А вообще письмо, адресованное Михаилу Рейнеке, поражает отсутствием эмоций. Полсвета Нахимов обошел, гостил в Лондоне и на Тенерифе, ездил в окрестности Рио, видел невольничий рынок и арестантов в жестяных масках — словом, нагляделся, а в письме: «Сделаю тебе маленькую выписку, когда и куда мы заходили…» И точно, лишь выписка! Как экстракт из бесстрастного шканечного журнала.
И все ж письмо от 2 января 1824 года, письмо молодого лейтенанта, бросает внезапный и, если позволите, объяснительный свет на всю — нам досадную — скудность эпистолярного наследства Нахимова. Он говорит: «Кто сильно чувствует, тот не теряет слов». Не чурался ль Нахимов «слов»? К тому ж кажется весьма уместным отметить и некий психологический
Океаны, как и следовало ожидать, дали матросам и офицерам фрегата выучку громадную и разнообразную. И конечно, им выпало высокое счастье увидеть мир. Счастье, не каждому доступное поныне, но каждому поныне желанное.
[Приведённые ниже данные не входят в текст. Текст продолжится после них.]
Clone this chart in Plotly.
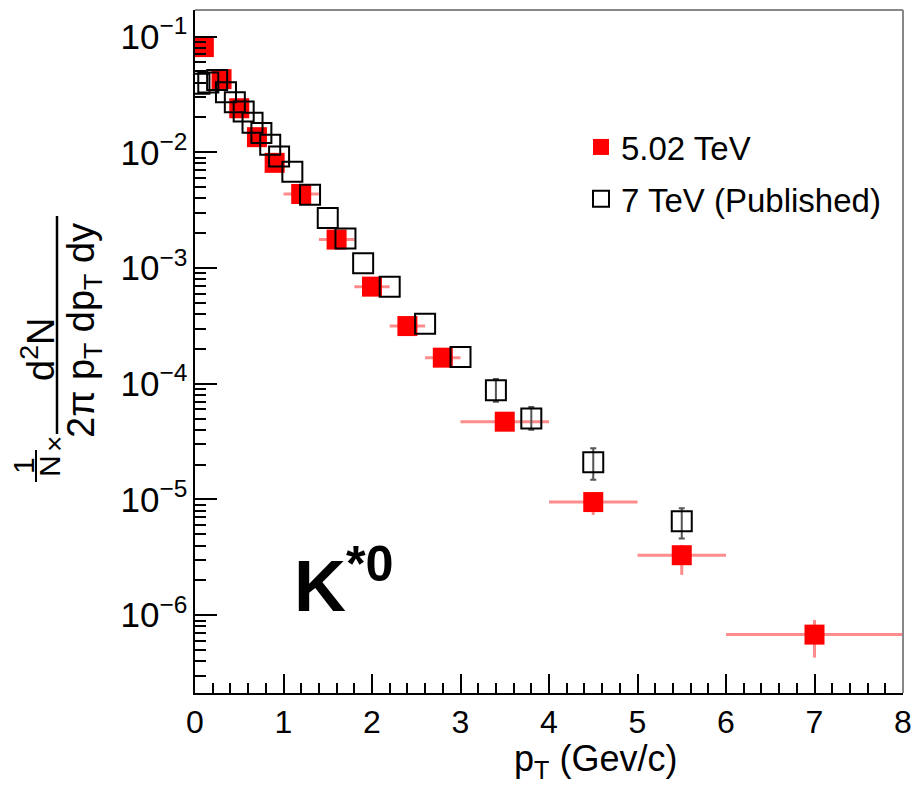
import plotly.graph_objects as go

# K*0 transverse-momentum spectra: 5.02 TeV vs published 7 TeV
red_pt = [0.1, 0.3, 0.5, 0.7, 0.9, 1.2, 1.6, 2.0, 2.4, 2.8, 3.5, 4.5, 5.5, 7.0]
red_pt_halfwidth = [0.1, 0.1, 0.1, 0.1, 0.1, 0.2, 0.2, 0.2, 0.2, 0.2, 0.5, 0.5, 0.5, 1.0]
red_yield = [0.081, 0.0428, 0.024, 0.0135, 0.0081, 0.00436, 0.00176, 6.9e-4,
             3.15e-4, 1.68e-4, 4.7e-5, 9.5e-6, 3.3e-6, 6.8e-7]
red_err_up = [0.006, 0.003, 0.0017, 0.001, 0.0006, 0.0003, 0.00012, 5e-5,
              2.2e-5, 1.2e-5, 5e-6, 2.1e-6, 0.75e-6, 2.3e-7]
red_err_down = [0.006, 0.003, 0.0017, 0.001, 0.0006, 0.0003, 0.00012, 5e-5,
                2.2e-5, 1.2e-5, 5e-6, 2.15e-6, 1.07e-6, 2.5e-7]

black_pt = [0.05, 0.15, 0.25, 0.35, 0.45, 0.55, 0.65, 0.75, 0.85, 0.95, 1.1,
            1.3, 1.5, 1.7, 1.9, 2.2, 2.6, 3.0, 3.4, 3.8, 4.5, 5.5]
black_yield = [0.039, 0.040, 0.042, 0.033, 0.027, 0.0225, 0.018, 0.0147, 0.0116,
               0.0092, 0.0068, 0.0043, 0.0027, 0.0018, 0.0011, 6.9e-4, 3.3e-4,
               1.7e-4, 8.8e-5, 5.0e-5, 2.1e-5, 6.5e-6]
# uncertainties of the last four points (smaller ones stay hidden under the markers)
black_err_up = [2.2e-5, 1.3e-5, 6.7e-6, 1.9e-6]
black_err_down = [1.8e-5, 1.0e-5, 6.2e-6, 1.9e-6]

series_names = ["5.02 TeV", "7 TeV (Published)"]
x_title = "p<sub>T</sub> (Gev/c)"
species_label = "<b>K<sup>*0</sup></b>"

FONT = "Liberation Sans, Arial, Helvetica, sans-serif"
W, H = 911, 787
ML, MR, MT, MB = 195, 8, 10, 94
PW, PH = W - ML - MR, H - MT - MB


def px(xp):
    return (xp - ML) / PW


def py(yp):
    return (H - MB - yp) / PH


fig = go.Figure()

fig.add_trace(go.Scatter(
    x=red_pt, y=red_yield, mode="markers", name=series_names[0],
    legendgroup="a",
    marker=dict(symbol="square", size=20, color="#ff0000", line=dict(width=0)),
    error_x=dict(type="data", array=red_pt_halfwidth, color="rgba(255,0,0,0.45)",
                 thickness=3, width=0),
    error_y=dict(type="data", array=red_err_up, arrayminus=red_err_down,
                 color="rgba(255,0,0,0.45)", thickness=3, width=0),
))

n_err = len(black_err_up)
fig.add_trace(go.Scatter(
    x=black_pt[-n_err:], y=black_yield[-n_err:], mode="markers",
    showlegend=False, hoverinfo="skip", legendgroup="b",
    marker=dict(symbol="square-open", size=20, color="black", opacity=0),
    error_y=dict(type="data", array=black_err_up, arrayminus=black_err_down,
                 color="#555555", thickness=2, width=3),
))

fig.add_trace(go.Scatter(
    x=black_pt, y=black_yield, mode="markers", name=series_names[1],
    legendgroup="b",
    marker=dict(symbol="square-open", size=20, color="black",
                line=dict(width=2, color="black")),
))

fig.update_xaxes(
    range=[0, 8], dtick=1, ticks="inside", ticklen=19, tickwidth=2,
    tickcolor="black", showline=True, linecolor="black", linewidth=2,
    showgrid=False, zeroline=False, ticklabeloverflow="allow", automargin=False,
    tickfont=dict(family=FONT, size=32, color="black"),
    minor=dict(dtick=0.2, ticks="inside", ticklen=10, tickwidth=2,
               tickcolor="black", showgrid=False),
)
fig.update_yaxes(
    type="log", range=[-6.672, -0.771], dtick=1, exponentformat="power",
    ticks="inside", ticklen=22, tickwidth=2, tickcolor="black",
    showline=True, linecolor="black", linewidth=2, showgrid=False,
    zeroline=False, ticklabelstandoff=0, automargin=False,
    tickfont=dict(family=FONT, size=28, color="black"),
    minor=dict(dtick="D1", ticks="inside", ticklen=11, tickwidth=2,
               tickcolor="black", showgrid=False),
)

# gray frame on top and right
fig.add_shape(type="line", xref="paper", yref="paper", x0=0, x1=1, y0=1, y1=1,
              line=dict(color="#888888", width=2))
fig.add_shape(type="line", xref="paper", yref="paper", x0=1, x1=1, y0=0, y1=1,
              line=dict(color="#888888", width=2))

annotations = []

# x-axis title
annotations.append(dict(text=x_title, xref="paper", yref="paper",
                        x=px(595), y=py(761), xanchor="center", yanchor="middle",
                        showarrow=False, font=dict(family=FONT, size=36, color="black")))

# species label
annotations.append(dict(text=species_label, xref="x", yref="y",
                        x=1.1, y=-5.70, xanchor="left", yanchor="middle",
                        showarrow=False, font=dict(family=FONT, size=72, color="black")))

# y-axis title built from rotated pieces: 1/N x d2N / (2pi pT dpT dy)
ytf = dict(family=FONT, size=38, color="black")
small = dict(family=FONT, size=30, color="black")
annotations.append(dict(text="2π p<sub>T</sub> dp<sub>T</sub> dy", xref="paper", yref="paper",
                        x=px(84), y=py(331), xanchor="center", yanchor="middle",
                        textangle=-90, showarrow=False, font=ytf))
annotations.append(dict(text="d<sup>2</sup>N", xref="paper", yref="paper",
                        x=px(38), y=py(350), xanchor="center", yanchor="middle",
                        textangle=-90, showarrow=False, font=ytf))
annotations.append(dict(text="×", xref="paper", yref="paper",
                        x=px(54), y=py(444), xanchor="center", yanchor="middle",
                        textangle=-90, showarrow=False,
                        font=dict(family=FONT, size=28, color="black")))
annotations.append(dict(text="1", xref="paper", yref="paper",
                        x=px(23), y=py(466), xanchor="center", yanchor="middle",
                        textangle=-90, showarrow=False, font=small))
annotations.append(dict(text="N", xref="paper", yref="paper",
                        x=px(49), y=py(466), xanchor="center", yanchor="middle",
                        textangle=-90, showarrow=False, font=small))
fig.add_shape(type="line", xref="paper", yref="paper",
              x0=px(57), x1=px(57), y0=py(216), y1=py(434),
              line=dict(color="black", width=2.5))
fig.add_shape(type="line", xref="paper", yref="paper",
              x0=px(36), x1=px(36), y0=py(450), y1=py(482),
              line=dict(color="black", width=2))

fig.update_layout(
    width=W, height=H, margin=dict(l=ML, r=MR, t=MT, b=MB),
    paper_bgcolor="white", plot_bgcolor="white",
    font=dict(family=FONT, color="black"),
    annotations=annotations,
    legend=dict(x=px(581), y=py(119), xanchor="left", yanchor="top",
                bgcolor="rgba(0,0,0,0)", traceorder="grouped", tracegroupgap=6,
                font=dict(family=FONT, size=33, color="black"),
                itemwidth=30),
    showlegend=True,
)

fig.write_html("out.html")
«Кругосветка» сделала Нахимова кавалером: лейтенант заслужил первый орден — орден Владимира 4-й степени, девиз которого: «Польза, честь и слава». Орден, понятно, украшает военного, как шрам. Но сверх того вышло еще и прибавочное жалованье.
А самое основное резюмирует все тот же Завалишин: «Герой Синопа и Севастополя, Павел Степанович Нахимов, настоящее свое морское образование получил именно на фрегате «Крейсер».
Не знаю, ударил ли мороз с солнцем пополам или выдались слепенькие снежистые деньки. Но при любой погоде возок летел по тракту не так шибко, как хотелось бы свежему кавалеру ордена Владимира. Лейтенант нетерпеливо предвкушал отдых в отчем доме. И еще, думаю, бродила в нем гордость, какую не избыть скромнейшему из скромных после долгого, штормового и шквалистого хождения за три океана.
Завершив «кругосветку», Нахимов получил четырехмесячный отпуск. Или, как тогда говаривали, абшид. Дата увольнения — клад для романиста. Романист был бы вправе изобразить Нахимова на улицах Санкт-Петербурга в знаменательный день, известный ныне любому школьнику.
Дело вот в чем. Павел Степанович числился в отпуске с 13 декабря 1825 года. Естественно, он не мешкал в Кронштадте, поспешая домой к рождеству. А география путей сообщений не позволила бы ему оставить в стороне столицу. И стало быть, лейтенант вполне мог быть очевидцем «происшествия 14 декабря».
Но и беллетрист, верный правде исторической и правде психологической, поостерегся б «послать» своего героя в ряды восставших. Это, однако, не означает, что впоследствии Нахимов не испытал в глубине души чувства сострадания к бывшим товарищам. Такое же, какое испытал Лазарев к Завалишину: жаль, мол, Дмитрия Иринарховича, пылкая головушка…
Впрочем, долой догадки. Суров обет биографа-документалиста. И потому, минуя столицу, надо трястись вслед за отпускником в Смоленскую губернию, в деревню Городок.
Век с четвертью спустя поехал на Смоленщину историк В. Д. Поликарпов. О своих блужданиях по старым справочникам и картам, о том, как он добрался до Городка и как, наконец, в точности определил положение нахимовского гнезда, рассказал историк увлекательно, подробно. Оказывается, многое было переврано; даже местом рождения Павла Степановича называли не Городок, а недалекий от него Волочек. Архивные разыскания и опросы старожилов позволили исправить путаницу. А это ведь не столь уж маловажно, когда речь идет о национальном герое.
Видел историк и большак на Вязьму, по которому катил Нахимов, и «красные ворота», единственное, что уцелело от усадьбы, «красные ворота», где отец с матерью встречали сына. И еще видел окрестные леса. Смешанные смоленские, вяземские леса. Вот такие шумели над мальчиком, чья жизнь протекла вдали от них. Но, быть может, иной раз сквозь немолчный гул моря слышался ему лесной шелест?..
Деревенское уединение Нахимова ничем не нарушалось. Он был во глубине России, когда другие уже были обречены глубине сибирских руд.